The number of people who applied for US unemployment benefits rose by 17,000 last week to 283,000, but initial claims remained below the key 300,000 level for the sixth straight week.

The Conference Board’s leading economic index rose 0.8% in September, after no change in August. The index points toward improving employment and income growth which are expected to support moderate economic expansion for the remainder of the year. The leading index is composed of 10 forward-pointing indicators. Nine of the 10 indicators showed strength in September, with the biggest positive contribution coming from a favorable spread of low interest rates. The only negative was average consumer expectations for business conditions.

The Chicago Fed’s national activity index rose to positive 0.47 from negative 0.25 in August. The three-month average stayed positive and accelerated, to 0.25 from 0.16 in August; indicating the economy grew at an above-trend pace in September, recovering after a slower August.

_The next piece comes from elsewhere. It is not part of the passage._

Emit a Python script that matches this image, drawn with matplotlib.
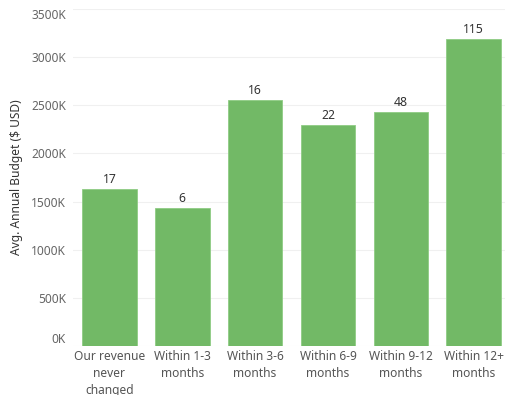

The Markit Economics flash manufacturing purchasing managers index for the US fell to a 56.2 reading in October from 57.5 in September. The index is at a three-month low. The rise in new orders was the slowest in nine months. A number of businesses expressed caution about export sales, perhaps due to the stronger dollar. Input cost inflation eased to its weakest level in six months.

Markit’s Eurozone Composite Flash Purchasing Managers’ Index rose to 52.2 in October from 52 in September. Germany’s private sector saw faster growth this month, France’s business slump deepened, with business activity hitting an eight-month low. In Britain, retail sales fell more than expected in September. Eurozone inflation slipped to its lowest for five years in September. The Flash Index is just a subset of the broader economy. For example, today, Spain reported the number of people without a job dropped by 195,000 in the third quarter, and the unemployment rate dropped to 23.7%, which is still incredibly lousy.